Los Ojos del Pintor.-
Hace cuarenta años (sí, cuarenta) me enamoré de un individuo pintado por Rembrandt mientras visitaba la National Gallery de Londres. En diez segundos quedé fascinada con la profundidad de su mirada, con su sencillez, con su expresión fuerte y tierna a la vez, con su afectividad desbordada que percibí instantáneamente e hice mía sin mediar palabra. Así, mientras mi gente visitaba la sala con interés, yo permanecí inmóvil, como clavada a la tarima, al pie del cuadro, mucho menor que los otros que se encontraban en la habitación, aparentemente colocado para acabar de rellenar con estética el extremo de la pared. Y durante unos quince minutos estuve dándole la mano y jugando divertida y sorprendida con su compañía en mi imaginación. Mi extraño apasionamiento me obligó a regresar dos veces desde otras partes del museo para grabar sus ojos en los míos, lo que divirtió enormemente a mi familia. Y no era de extrañar, porque mi hermano no se ennoviaba fácilmente con las numerosas esculturas femeninas.

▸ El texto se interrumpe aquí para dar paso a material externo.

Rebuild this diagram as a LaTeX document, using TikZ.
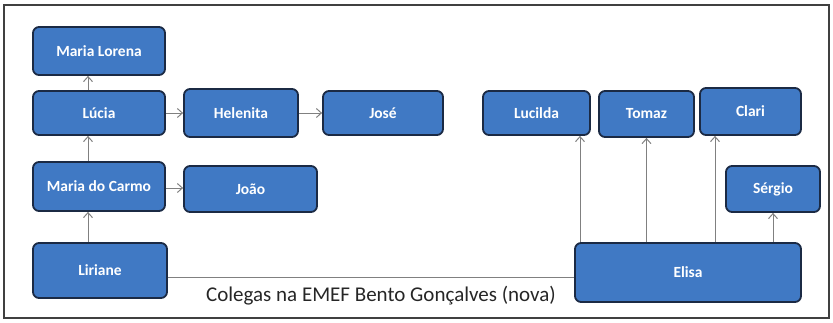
\documentclass[tikz,border=0pt]{standalone}
\usepackage{fontspec}
\setmainfont{Carlito}
\usetikzlibrary{arrows.meta}
\definecolor{boxfill}{HTML}{4079C4}
\definecolor{boxline}{HTML}{1B2A44}
\definecolor{arrgray}{HTML}{808080}
\tikzset{
  box/.style={draw=boxline, line width=1.8pt, fill=boxfill, rounded corners=6pt,
    text=white, font=\fontsize{15.5}{18}\selectfont\bfseries, inner sep=0pt},
  arr/.style={draw=arrgray, line width=1pt, -{Straight Barb[length=5pt,width=9pt]}},
  plain/.style={draw=arrgray, line width=1pt},
}
\begin{document}
\begin{tikzpicture}[x=1pt,y=-1pt]
\useasboundingbox (0,0) rectangle (833,322);
\draw[line width=1.8pt, draw=black!75] (4,5) rectangle (829,318);
\node[box, minimum width=132pt, minimum height=48pt] (ml) at (99,51) {Maria Lorena};
\node[box, minimum width=132pt, minimum height=44pt] (lu) at (99,113) {Lúcia};
\node[box, minimum width=114pt, minimum height=48pt] (he) at (241,113) {Helenita};
\node[box, minimum width=120pt, minimum height=44pt] (jo) at (383,113) {José};
\node[box, minimum width=132pt, minimum height=49pt] (mc) at (99,186.5) {Maria do Carmo};
\node[box, minimum width=133pt, minimum height=46pt] (ja) at (250.5,189) {João};
\node[box, minimum width=134pt, minimum height=55pt] (li) at (100,270.5) {Liriane};
\node[box, minimum width=107pt, minimum height=44pt] (lc) at (536.5,113) {Lucilda};
\node[box, minimum width=95pt, minimum height=46pt] (to) at (646.5,114) {Tomaz};
\node[box, minimum width=101pt, minimum height=47pt] (cl) at (750.5,111.5) {Clari};
\node[box, minimum width=94pt, minimum height=46pt] (se) at (773,189) {Sérgio};
\node[box, minimum width=226pt, minimum height=59pt] (el) at (688,272.5) {Elisa};
% guide coordinates
\coordinate (xl) at (88,0);
\coordinate (xlc) at (580,0);
\coordinate (xcl) at (715,0);
\coordinate (yline) at (0,277);
\coordinate (ymc) at (0,188);
% left column
\draw[arr] (li.north -| xl) -- (mc.south -| xl);
\draw[arr] (mc.north -| xl) -- (lu.south -| xl);
\draw[arr] (lu.north -| xl) -- (ml.south -| xl);
\draw[arr] (lu) -- (he);
\draw[arr] (he) -- (jo);
\draw[arr] (mc.east |- ymc) -- (ja.west |- ymc);
% right side
\draw[arr] (el.north -| xlc) -- (lc.south -| xlc);
\draw[arr] (el.north -| to.south) -- (to.south);
\draw[arr] (el.north -| xcl) -- (cl.south -| xcl);
\draw[arr] (el.north -| se.south) -- (se.south);
% colleagues line
\draw[plain] (li.east |- yline) -- (el.west |- yline);
\node[font=\fontsize{21}{24}\selectfont, text=black!85, inner sep=0pt] (lab) at (381,296) {Colegas na EMEF Bento Gonçalves (nova)};
\end{tikzpicture}
\end{document}
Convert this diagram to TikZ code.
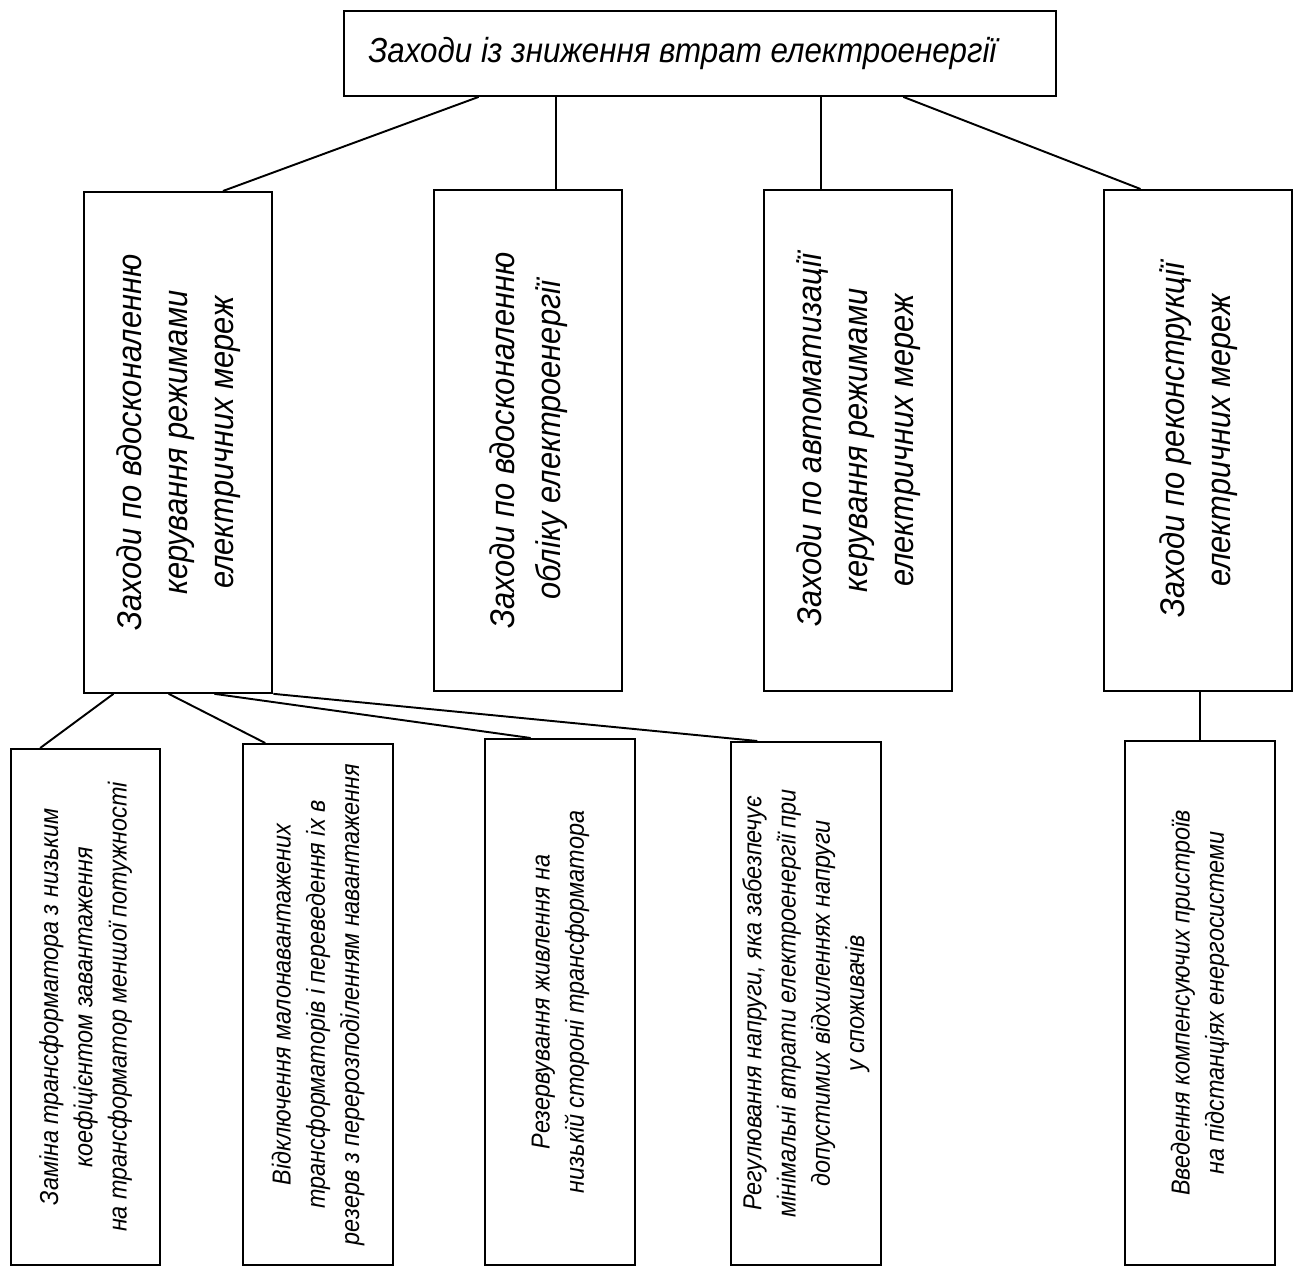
\documentclass[tikz,border=0pt]{standalone}
\usepackage{fontspec}
\setmainfont{Liberation Sans}[FakeStretch=0.9]
\usepackage{graphicx}
\usetikzlibrary{calc}

\newcommand{\vtext}[1]{\rotatebox{90}{\begin{tabular}{@{}c@{}}#1\end{tabular}}}

\begin{document}
\begin{tikzpicture}[x=0.02cm, y=-0.02cm, line width=1.1pt,
  box/.style={draw, rectangle, inner sep=0pt, anchor=north west},
  midbox/.style={box, minimum width=3.77cm, minimum height=10.02cm,
    font=\itshape\fontsize{19.5}{26}\selectfont},
  lowbox/.style={box, minimum width=3cm,
    font=\itshape\fontsize{14.8}{19.5}\selectfont}]

\useasboundingbox (0,0) rectangle (1297,1267);

\node[box, minimum width=14.24cm, minimum height=1.7cm,
  font=\itshape\fontsize{19.8}{25}\selectfont] (top) at (343,10)
  {Заходи із зниження втрат електроенергії\hspace*{0.7cm}};

\node[midbox] (b1) at (83,191)
  {\vtext{Заходи по вдосконаленню\\керування режимами\\електричних мереж}};
\node[midbox] (b2) at (433,189)
  {\vtext{Заходи по вдосконаленню\\обліку електроенергії}};
\node[midbox] (b3) at (763,189)
  {\vtext{Заходи по автоматизації\\керування режимами\\електричних мереж}};
\node[midbox] (b4) at (1103,189)
  {\vtext{Заходи по реконструкції\\електричних мереж}};

\node[lowbox, minimum width=2.98cm, minimum height=10.32cm] (c1) at (10,748)
  {\vtext{Заміна трансформатора з низьким\\коефіцієнтом завантаження\\на трансформатор меншої потужності}};
\node[lowbox, minimum height=10.42cm] (c2) at (242,743)
  {\vtext{Відключення малонавантажених\\трансформаторів і переведення іх в\\резерв з перерозподіленням навантаження}};
\node[lowbox, minimum height=10.52cm] (c3) at (484,738)
  {\vtext{Резервування живлення на\\низькій стороні трансформатора}};
\node[lowbox, minimum height=10.46cm] (c4) at (730,741)
  {\vtext{Регулювання напруги, яка забезпечує\\мінімальні втрати електроенергії при\\допустимих відхиленнях напруги\\у споживачів}};
\node[lowbox, minimum height=10.48cm] (d1) at (1124,740)
  {\vtext{Введення компенсуючих пристроїв\\на підстанціях енергосистеми}};

% top level
\draw ($(top.south west)!0.19!(top.south east)$) -- ($(b1.north west)!0.735!(b1.north east)$);
\coordinate (b2in) at ($(b2.north west)!0.644!(b2.north east)$);
\draw (top.south -| b2in) -- (b2in);
\coordinate (b3in) at ($(b3.north west)!0.303!(b3.north east)$);
\draw (top.south -| b3in) -- (b3in);
\draw ($(top.south west)!0.785!(top.south east)$) -- ($(b4.north west)!0.197!(b4.north east)$);

% under b1
\draw ($(b1.south west)!0.16!(b1.south east)$) -- ($(c1.north west)!0.2!(c1.north east)$);
\draw ($(b1.south west)!0.45!(b1.south east)$) -- ($(c2.north west)!0.153!(c2.north east)$);
\draw ($(b1.south west)!0.69!(b1.south east)$) -- ($(c3.north west)!0.307!(c3.north east)$);
\draw (b1.south east) -- ($(c4.north west)!0.18!(c4.north east)$);

% under b4
\draw (b4.south -| d1.north) -- (d1.north);

\end{tikzpicture}
\end{document}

Desde entonces Rembrandt se ha reído de mí en múltiples ocasiones, exposiciones y ciudades, hasta ayer en el Thyssen, donde participé en una reunión retratada multitudinaria, me divertí con otros pintores holandeses y marché del lugar sin querer echar una ojeada a sus grabados del final, acompañada de dos o tres decenas de rostros iluminados con la genialidad de la escuela barroca, un poco por tocar las narices al diseñador de la exposición y otro poco para no perder inmediatamente el detalle de la claridad en las mejillas y mentón de todos aquellos amigos, y también por castigar con algo de chulería inocentona al retratista, tan acostumbrado a sentirse admirado en sus autorretratos aun sin gañil, e infinitamente más apagados que sus modelos, a los que dota siempre de una energía facial descomunal y golas gigantes. Y todo esto lo pensé escuchando música. Inicialmente intenté ambientarme con temporalidad, pero al final decidí hacerlo tan sólo en el espacio y, a base de sonidos modernos y letras en su lengua materna, disfruté como nunca en mi vida observacional, y hasta lloré de la emoción, sabiéndome poseedora de un don excepcional heredado y cultivado con afán y amor, los ojos del pintor. Porque aunque últimamente aquéllos se han perdido, quién sabe si para siempre, de momento conmigo están, y ojalá sigan así mucho más.
En resumen, visitar un museo sin apenas seres humanos de carne y hueso cuando llevo años sin querer hacerlo es una auténtica gozada, y si se trata de la interpretación personal de Rembrandt y los retratistas holandeses ya no se puede describir.
Recomendación para después de la visita: La película “La Mujer del Cuadro” (Fritz, 1944) , o el libro “Once off Guard” de J. H. Wallis en que está basada, lo mismo da.